Count how many lines hold the string "LaTeX". Give that number alone.

**Records supplied:**
::::::::

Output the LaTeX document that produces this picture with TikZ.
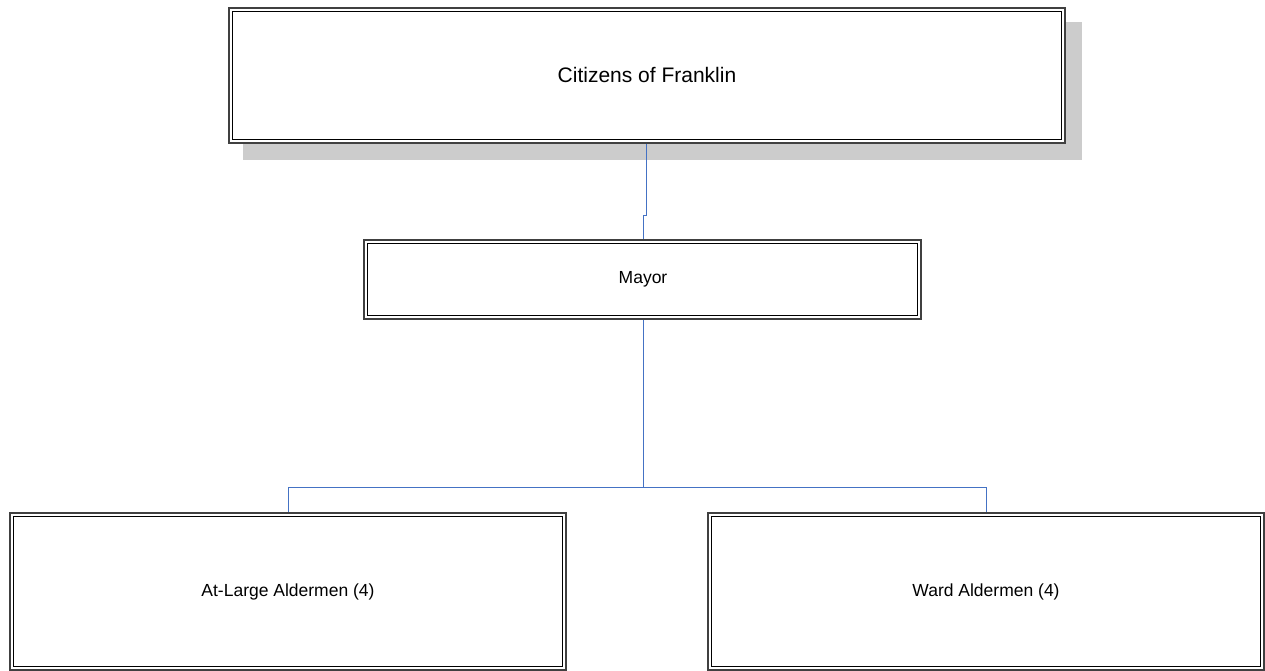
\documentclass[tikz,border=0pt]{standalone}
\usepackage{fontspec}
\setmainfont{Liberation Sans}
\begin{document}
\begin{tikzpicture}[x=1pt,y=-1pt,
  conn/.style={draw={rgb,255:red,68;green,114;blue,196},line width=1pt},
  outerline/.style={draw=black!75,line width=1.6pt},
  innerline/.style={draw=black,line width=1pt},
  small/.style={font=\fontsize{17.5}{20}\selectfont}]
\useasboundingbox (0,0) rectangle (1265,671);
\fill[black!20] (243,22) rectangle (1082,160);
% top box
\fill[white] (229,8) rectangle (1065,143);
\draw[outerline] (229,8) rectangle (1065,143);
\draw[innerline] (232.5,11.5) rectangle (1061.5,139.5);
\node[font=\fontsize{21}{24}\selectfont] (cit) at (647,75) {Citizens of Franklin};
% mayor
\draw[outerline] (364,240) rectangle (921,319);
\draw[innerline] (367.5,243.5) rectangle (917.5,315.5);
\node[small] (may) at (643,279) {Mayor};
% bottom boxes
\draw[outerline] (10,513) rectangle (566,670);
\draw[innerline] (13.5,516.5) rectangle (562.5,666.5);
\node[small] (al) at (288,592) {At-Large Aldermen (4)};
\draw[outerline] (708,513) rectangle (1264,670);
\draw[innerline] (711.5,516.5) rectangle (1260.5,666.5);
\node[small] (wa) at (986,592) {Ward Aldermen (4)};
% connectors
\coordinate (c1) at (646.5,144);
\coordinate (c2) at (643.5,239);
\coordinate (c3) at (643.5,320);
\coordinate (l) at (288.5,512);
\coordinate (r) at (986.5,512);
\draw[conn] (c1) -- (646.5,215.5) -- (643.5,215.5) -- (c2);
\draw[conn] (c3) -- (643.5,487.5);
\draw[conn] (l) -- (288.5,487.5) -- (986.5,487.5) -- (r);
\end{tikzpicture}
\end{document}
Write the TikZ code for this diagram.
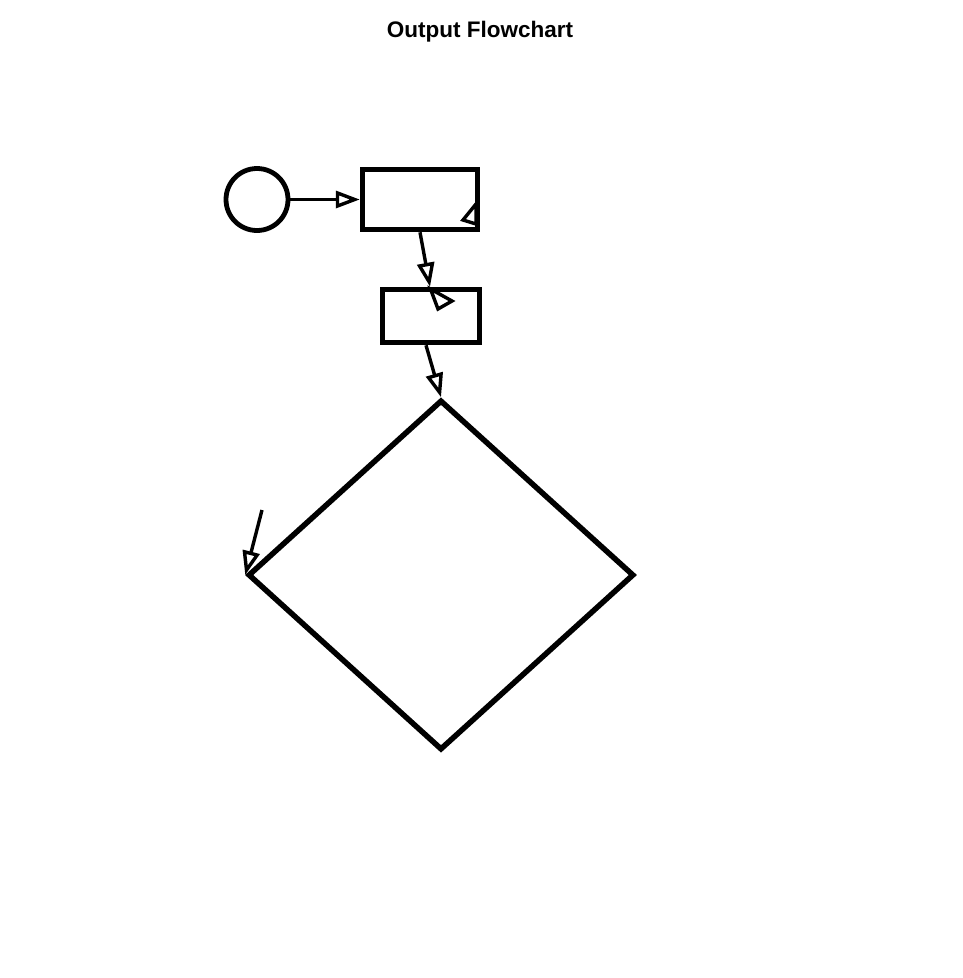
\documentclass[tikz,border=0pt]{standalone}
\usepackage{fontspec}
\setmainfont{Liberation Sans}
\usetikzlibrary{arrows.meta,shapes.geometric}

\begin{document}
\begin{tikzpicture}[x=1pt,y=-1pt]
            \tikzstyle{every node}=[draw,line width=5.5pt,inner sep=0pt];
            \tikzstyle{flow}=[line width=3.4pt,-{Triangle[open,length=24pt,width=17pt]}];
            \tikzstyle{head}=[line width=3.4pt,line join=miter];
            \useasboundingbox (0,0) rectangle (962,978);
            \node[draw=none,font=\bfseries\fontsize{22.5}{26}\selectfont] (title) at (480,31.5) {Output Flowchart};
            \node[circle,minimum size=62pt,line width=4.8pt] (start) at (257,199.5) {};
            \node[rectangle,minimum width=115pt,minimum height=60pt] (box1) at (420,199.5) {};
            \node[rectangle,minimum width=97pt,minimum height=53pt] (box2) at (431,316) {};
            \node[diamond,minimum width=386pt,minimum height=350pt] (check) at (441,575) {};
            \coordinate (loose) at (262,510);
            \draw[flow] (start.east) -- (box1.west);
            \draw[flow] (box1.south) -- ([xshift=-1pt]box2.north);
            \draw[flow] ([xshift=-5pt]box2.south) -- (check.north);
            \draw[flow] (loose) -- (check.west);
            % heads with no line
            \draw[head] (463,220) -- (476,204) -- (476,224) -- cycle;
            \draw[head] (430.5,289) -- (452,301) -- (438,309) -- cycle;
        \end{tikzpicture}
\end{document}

::::::::

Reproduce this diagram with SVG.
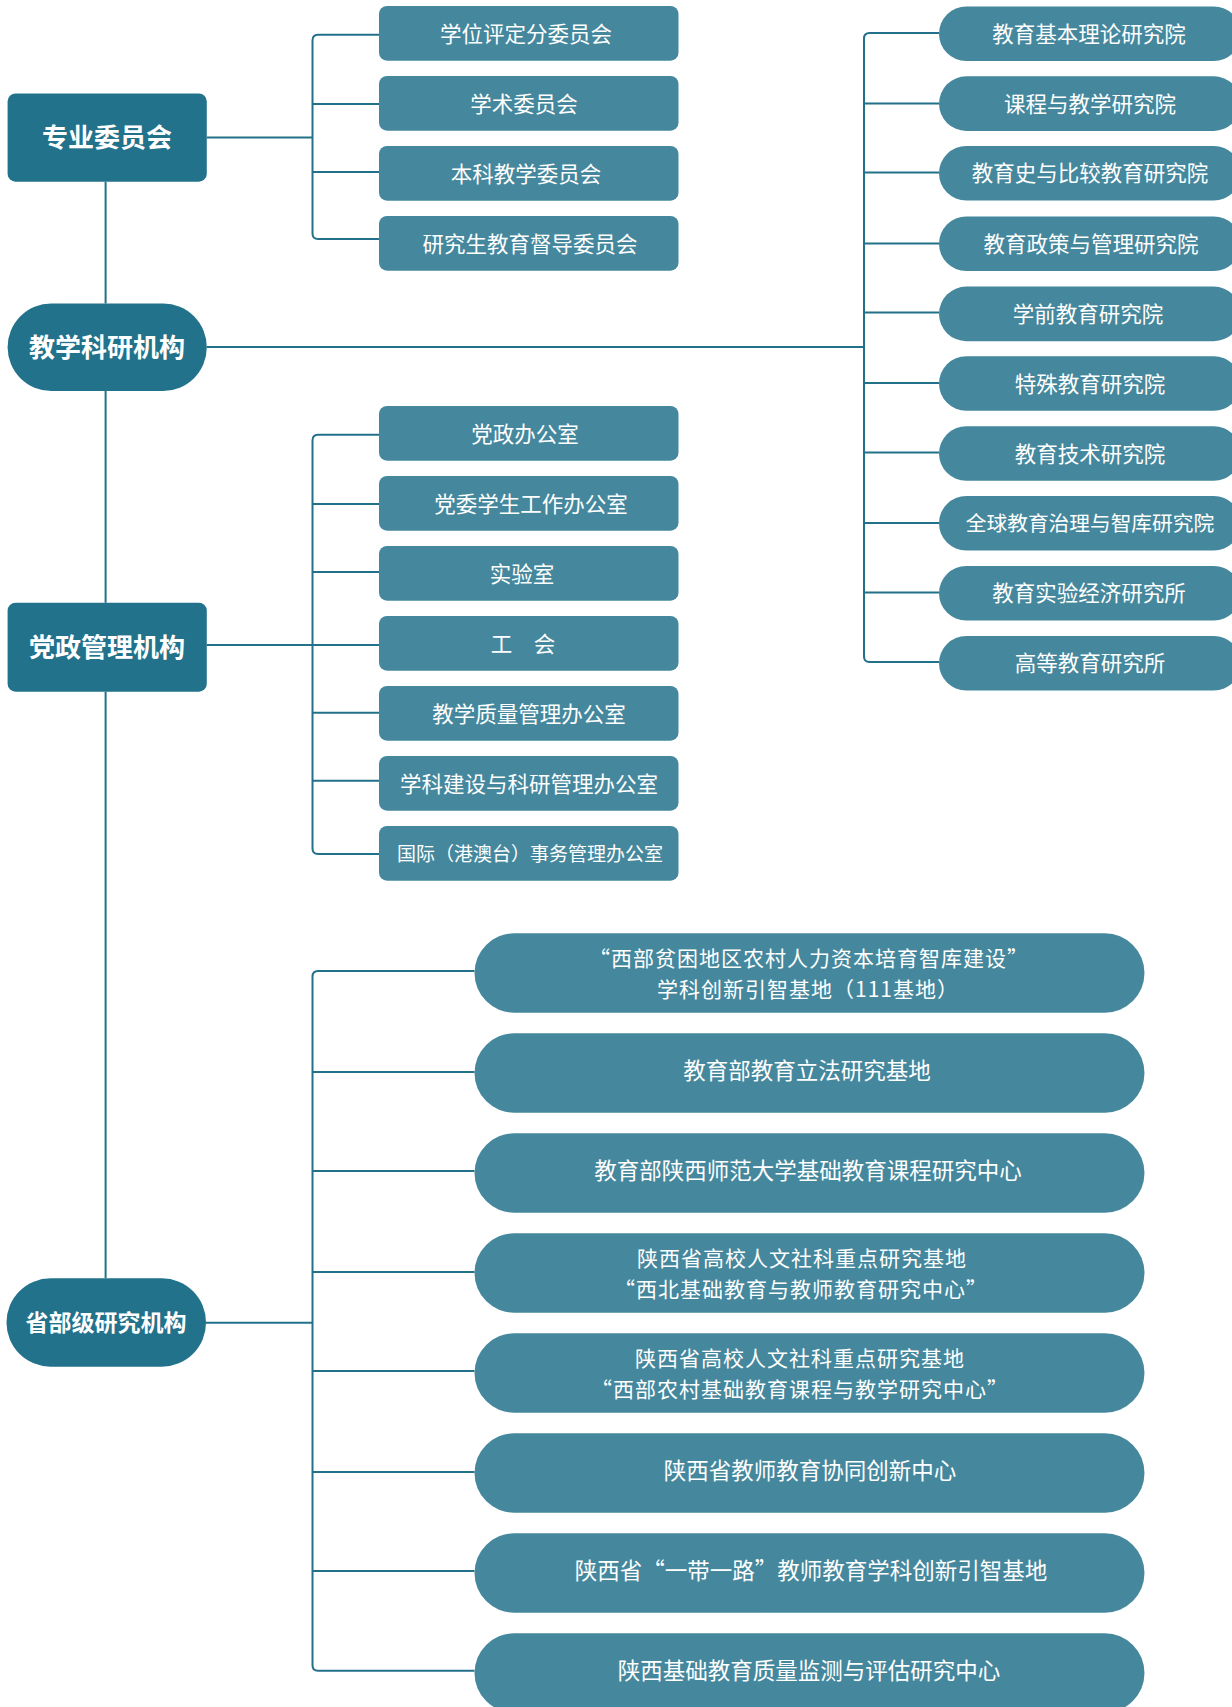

::::::::

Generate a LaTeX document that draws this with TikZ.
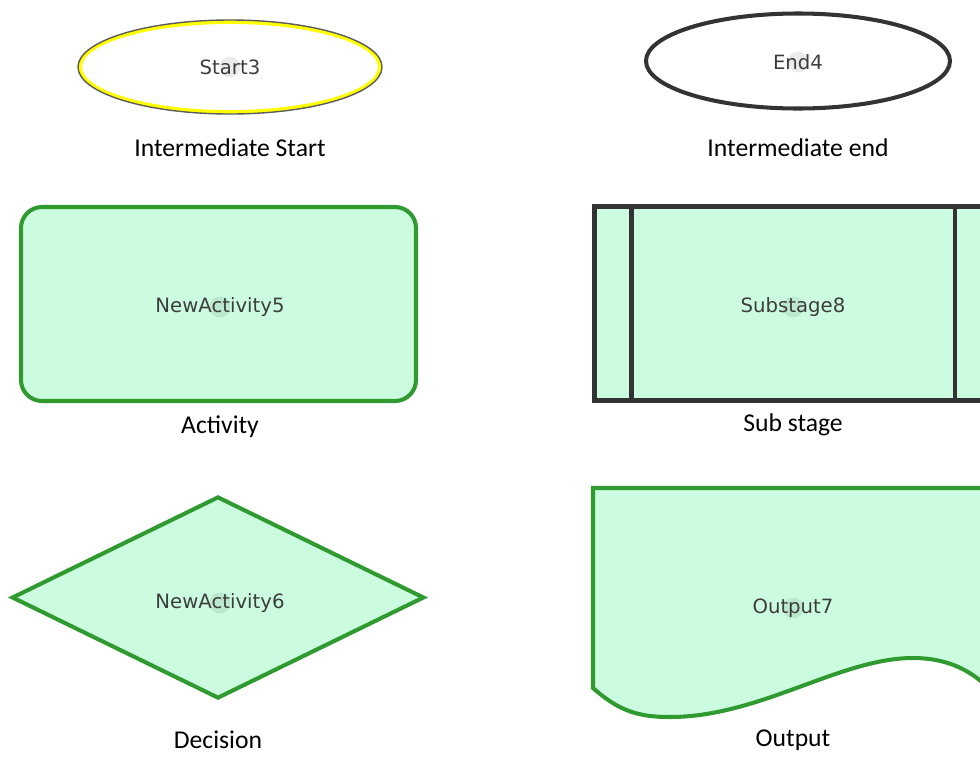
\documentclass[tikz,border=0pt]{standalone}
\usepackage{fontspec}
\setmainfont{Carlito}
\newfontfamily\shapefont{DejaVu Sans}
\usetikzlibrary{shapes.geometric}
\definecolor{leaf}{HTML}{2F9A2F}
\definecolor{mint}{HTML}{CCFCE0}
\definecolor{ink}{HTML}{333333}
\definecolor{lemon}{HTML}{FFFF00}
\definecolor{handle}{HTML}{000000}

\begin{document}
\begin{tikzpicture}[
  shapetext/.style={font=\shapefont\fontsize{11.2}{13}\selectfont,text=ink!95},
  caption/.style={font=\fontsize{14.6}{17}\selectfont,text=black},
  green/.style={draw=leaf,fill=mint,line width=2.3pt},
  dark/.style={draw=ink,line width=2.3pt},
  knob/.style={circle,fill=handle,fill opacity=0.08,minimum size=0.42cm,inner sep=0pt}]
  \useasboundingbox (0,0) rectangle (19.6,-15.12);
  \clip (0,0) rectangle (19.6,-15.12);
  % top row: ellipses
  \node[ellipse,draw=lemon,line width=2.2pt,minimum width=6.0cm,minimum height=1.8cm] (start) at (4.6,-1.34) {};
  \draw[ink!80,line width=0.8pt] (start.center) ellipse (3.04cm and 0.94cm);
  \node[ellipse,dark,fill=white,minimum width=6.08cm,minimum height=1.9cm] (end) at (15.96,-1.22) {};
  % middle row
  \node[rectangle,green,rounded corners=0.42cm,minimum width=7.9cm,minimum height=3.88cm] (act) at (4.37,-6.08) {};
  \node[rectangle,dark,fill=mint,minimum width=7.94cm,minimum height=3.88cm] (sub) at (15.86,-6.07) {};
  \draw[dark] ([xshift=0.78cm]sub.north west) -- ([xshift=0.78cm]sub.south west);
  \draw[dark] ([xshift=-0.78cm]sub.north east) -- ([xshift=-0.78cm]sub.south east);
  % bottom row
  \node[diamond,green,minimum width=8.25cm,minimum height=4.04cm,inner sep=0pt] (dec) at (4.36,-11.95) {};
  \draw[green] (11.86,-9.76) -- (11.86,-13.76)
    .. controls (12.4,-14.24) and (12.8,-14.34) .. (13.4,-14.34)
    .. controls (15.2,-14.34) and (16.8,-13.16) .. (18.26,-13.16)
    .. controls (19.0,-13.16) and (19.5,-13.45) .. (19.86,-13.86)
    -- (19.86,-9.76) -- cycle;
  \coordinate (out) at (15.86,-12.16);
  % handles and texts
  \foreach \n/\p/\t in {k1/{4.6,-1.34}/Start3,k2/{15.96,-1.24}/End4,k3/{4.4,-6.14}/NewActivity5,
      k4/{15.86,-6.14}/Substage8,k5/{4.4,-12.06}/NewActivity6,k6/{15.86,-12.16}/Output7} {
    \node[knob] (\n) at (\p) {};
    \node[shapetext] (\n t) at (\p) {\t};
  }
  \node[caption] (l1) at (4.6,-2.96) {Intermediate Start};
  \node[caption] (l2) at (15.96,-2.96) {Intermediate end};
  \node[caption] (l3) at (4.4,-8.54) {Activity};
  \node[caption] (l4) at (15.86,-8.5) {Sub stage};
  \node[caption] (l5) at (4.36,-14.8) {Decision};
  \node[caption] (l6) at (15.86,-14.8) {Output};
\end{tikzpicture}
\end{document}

::::::::

**Result of this exercise:** 2